By this time I was getting horrible visions that not only had she injured herself in the fall, but had locked herself in the garden shed, then caught on a gardening tool and hanged. Convinced that if I ever managed to find her, she would be strung up dead from the prongs of a garden rake, I called my neighbour again, left another message and decided I would just have to wait until she got home. In the meantime, I comforted myself (?) by sobbing over Mozzie, because breaking and entering had proven futile as well as unethical.
At last, four hours after Yeti had first gone over the edge, my downstairs neighbour called and immediately told me to let myself into the garden. In the waning light of early evening, I found her. She had indeed been hiding in the garden shed, though she was quite injury-free and indignant I would suggest it was anything other than an intentional ploy on her part to do some exploring. I don't care what she thinks. I just glad she's back.
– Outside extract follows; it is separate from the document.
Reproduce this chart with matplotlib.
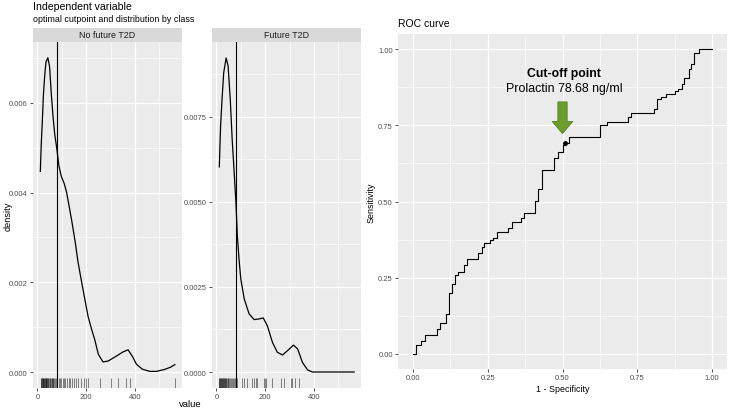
import matplotlib
matplotlib.use("Agg")
import matplotlib.pyplot as plt
from matplotlib.patches import FancyArrow
import matplotlib.transforms as mtransforms

plt.rcParams['font.family'] = ['Liberation Sans', 'DejaVu Sans']

# ---- data ----
cutpoint = 78.68
panel_names = ["No future T2D", "Future T2D"]

dens_no_x = [12, 16, 20, 25, 30, 35, 43, 50, 57, 64, 71, 80, 88, 98, 110, 120, 130,
             140, 155, 167, 185, 208, 220, 235, 250, 269, 290, 324, 350, 372, 390,
             406, 430, 460, 488, 520, 545, 564]
dens_no_y = [0.00447, 0.0051, 0.00556, 0.0062, 0.0066, 0.0069, 0.0070, 0.0068,
             0.0062, 0.0057, 0.0053, 0.00496, 0.0046, 0.00436, 0.0042, 0.0040,
             0.0037, 0.0034, 0.0029, 0.00244, 0.0019, 0.00124, 0.0010, 0.00073,
             0.0004, 0.00023, 0.00025, 0.00036, 0.00045, 0.0005, 0.00035, 0.00018,
             0.00007, 0.00002, 0.00002, 0.00006, 0.00011, 0.00017]

dens_fut_x = [12, 17, 23, 30, 40, 48, 57, 65, 71, 80, 86, 93, 100, 114, 134, 155,
              175, 192, 209, 230, 250, 271, 292, 316, 333, 353, 374, 394, 565]
dens_fut_y = [0.00603, 0.0072, 0.0080, 0.0088, 0.00923, 0.0090, 0.0080, 0.0068,
              0.0061, 0.0050, 0.0040, 0.0033, 0.00274, 0.00215, 0.00171, 0.00154,
              0.00156, 0.00159, 0.00136, 0.00087, 0.00058, 0.0005, 0.00063, 0.00079,
              0.00068, 0.00028, 0.00006, 0.0, 0.0]

rug_no = [13, 15, 18, 20, 22, 24, 25, 27, 29, 30, 32, 34, 35, 37, 39, 41, 43, 45,
          47, 50, 52, 55, 58, 60, 63, 66, 70, 74, 78, 82, 87, 92, 97, 103, 108, 115,
          121, 128, 135, 141, 150, 158, 166, 177, 190, 200, 206, 256, 300, 330, 365,
          378, 565]
rug_fut = [10, 12, 14, 16, 18, 20, 22, 24, 26, 28, 30, 32, 34, 36, 38, 40, 43, 46,
           49, 52, 56, 60, 64, 68, 73, 78, 84, 105, 115, 126, 144, 153, 162, 168,
           194, 200, 205, 229, 263, 276, 304, 311, 322, 338]

# ROC step vertices (fpr, tpr)
roc_fpr = [0.0, 0.009, 0.028, 0.04, 0.081, 0.09, 0.11, 0.121, 0.13, 0.14, 0.15,
           0.171, 0.18, 0.219, 0.23, 0.239, 0.258, 0.269, 0.28, 0.319, 0.33, 0.361,
           0.37, 0.408, 0.419, 0.433, 0.472, 0.485, 0.5, 0.51, 0.522, 0.626, 0.648,
           0.718, 0.729, 0.806, 0.817, 0.828, 0.847, 0.876, 0.887, 0.899, 0.906,
           0.923, 0.93, 0.939, 0.958, 1.0]
roc_tpr = [0.0, 0.03, 0.041, 0.0615, 0.081, 0.101, 0.13, 0.2, 0.23, 0.26, 0.27,
           0.29, 0.31, 0.33, 0.35, 0.363, 0.372, 0.38, 0.40, 0.412, 0.432, 0.445,
           0.463, 0.503, 0.542, 0.602, 0.643, 0.663, 0.684, 0.693, 0.712, 0.752,
           0.761, 0.778, 0.792, 0.805, 0.838, 0.843, 0.852, 0.862, 0.871, 0.887,
           0.904, 0.934, 0.953, 0.986, 1.0, 1.0]
cut_fpr, cut_tpr = 0.51, 0.693

BG = "#EBEBEB"
TICKC = "#4D4D4D"


def gg_style(ax, major_x, minor_x, major_y, minor_y):
    ax.set_facecolor(BG)
    for s in ax.spines.values():
        s.set_visible(False)
    ax.set_xticks(major_x)
    ax.set_xticks(minor_x, minor=True)
    ax.set_yticks(major_y)
    ax.set_yticks(minor_y, minor=True)
    ax.grid(which="major", color="white", lw=0.9)
    ax.grid(which="minor", color="white", lw=0.45)
    ax.set_axisbelow(True)
    ax.tick_params(which="major", length=2.2, width=0.6, color="#333333",
                   labelcolor=TICKC, labelsize=5.5, pad=1.5)
    ax.tick_params(which="minor", length=0)


fig = plt.figure(figsize=(7.29, 4.10), dpi=100)
W, H = 729, 410


def px_axes(x0, y0, x1, y1):
    return fig.add_axes([x0 / W, 1 - y1 / H, (x1 - x0) / W, (y1 - y0) / H])


# ---- density panels ----
panels = [
    (33, dens_no_x, dens_no_y, rug_no, (-0.00035, 0.00735),
     [0, 0.002, 0.004, 0.006], [0.001, 0.003, 0.005, 0.007], "{:.3f}"),
    (212, dens_fut_x, dens_fut_y, rug_fut, (-0.00047, 0.0097),
     [0, 0.0025, 0.005, 0.0075], [0.00125, 0.00375, 0.00625, 0.00875], "{:.4f}"),
]
for name, (x0, dx, dy, rug, ylim, yt, ymt, fmt) in zip(panel_names, panels):
    ax = px_axes(x0, 43, x0 + 149, 389)
    gg_style(ax, [0, 200, 400], [100, 300, 500], yt, ymt)
    ax.set_yticklabels([fmt.format(v) for v in yt])
    ax.set_xlim(-18, 593)
    ax.set_ylim(*ylim)
    ax.plot(dx, dy, color="black", lw=0.9, solid_joinstyle="round")
    ax.axvline(cutpoint, color="black", lw=0.8)
    trans = mtransforms.blended_transform_factory(ax.transData, ax.transAxes)
    ax.vlines(rug, 0, 0.03, transform=trans, color="black", lw=0.6, alpha=0.55)
    # strip
    sax = px_axes(x0, 29, x0 + 149, 43)
    sax.set_facecolor("#D9D9D9")
    sax.set_xticks([]); sax.set_yticks([])
    for s in sax.spines.values():
        s.set_visible(False)
    sax.text(0.5, 0.5, name, ha="center", va="center", fontsize=6.4, color="#1A1A1A")

fig.text(33 / W, 1 - 6.5 / H, "Independent variable", fontsize=7.6, va="center", ha="left")
fig.text(33 / W, 1 - 19.5 / H, "optimal cutpoint and distribution by class",
         fontsize=6.4, va="center", ha="left")
fig.text(8 / W, 1 - 216 / H, "density", rotation=90, fontsize=6.6, va="center", ha="center")
fig.text(190 / W, 1 - 405 / H, "value", fontsize=6.8, va="center", ha="center")

# ---- ROC panel ----
ax = px_axes(398, 35, 727, 370)
ticks = [0, 0.25, 0.5, 0.75, 1.0]
mticks = [0.125, 0.375, 0.625, 0.875]
gg_style(ax, ticks, mticks, ticks, mticks)
ax.set_xticklabels([f"{t:.2f}" for t in ticks])
ax.set_yticklabels([f"{t:.2f}" for t in ticks])
ax.set_xlim(-0.05, 1.05)
ax.set_ylim(-0.05, 1.05)
ax.plot(roc_fpr, roc_tpr, drawstyle="steps-post", color="black", lw=0.8)
ax.plot([cut_fpr], [cut_tpr], "o", color="black", ms=2.5)
ax.add_patch(FancyArrow(0.5, 0.827, 0, -0.104, width=0.031, head_width=0.069,
                        head_length=0.04, length_includes_head=True,
                        fc="#6B9E2F", ec="#557F22", lw=0.6))
ax.text(0.505, 0.922, "Cut-off point", ha="center", va="center", fontsize=8.8,
        fontweight="bold")
ax.text(0.505, 0.873, "Prolactin 78.68 ng/ml", ha="center", va="center", fontsize=8.9)
ax.set_xlabel("1 - Specificity", fontsize=6.4, labelpad=2)
ax.set_ylabel("Sensitivity", fontsize=6.4, labelpad=2)
fig.text(398 / W, 1 - 24 / H, "ROC curve", fontsize=7.5, va="center", ha="left")

fig.savefig("out.png", dpi=100)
(Lest you think I am completely without morals, I did confess and have our neighbour up for a bottle of wine as thanks, and she told me not to be such a daft monkey, because of course it was an emergency.
She's rather lovely, our downstairs neighbour. She knocked on the door to make sure we were all right when B&E #3 happened later that evening, but it wasn't us at all. It was the flat across the road, though technically, it wasn't even a B&E, but someone throwing a brick through their window, so B without the E. All the same, I'd be rather pleased if that was it for breaking of any sort for the rest of the year.)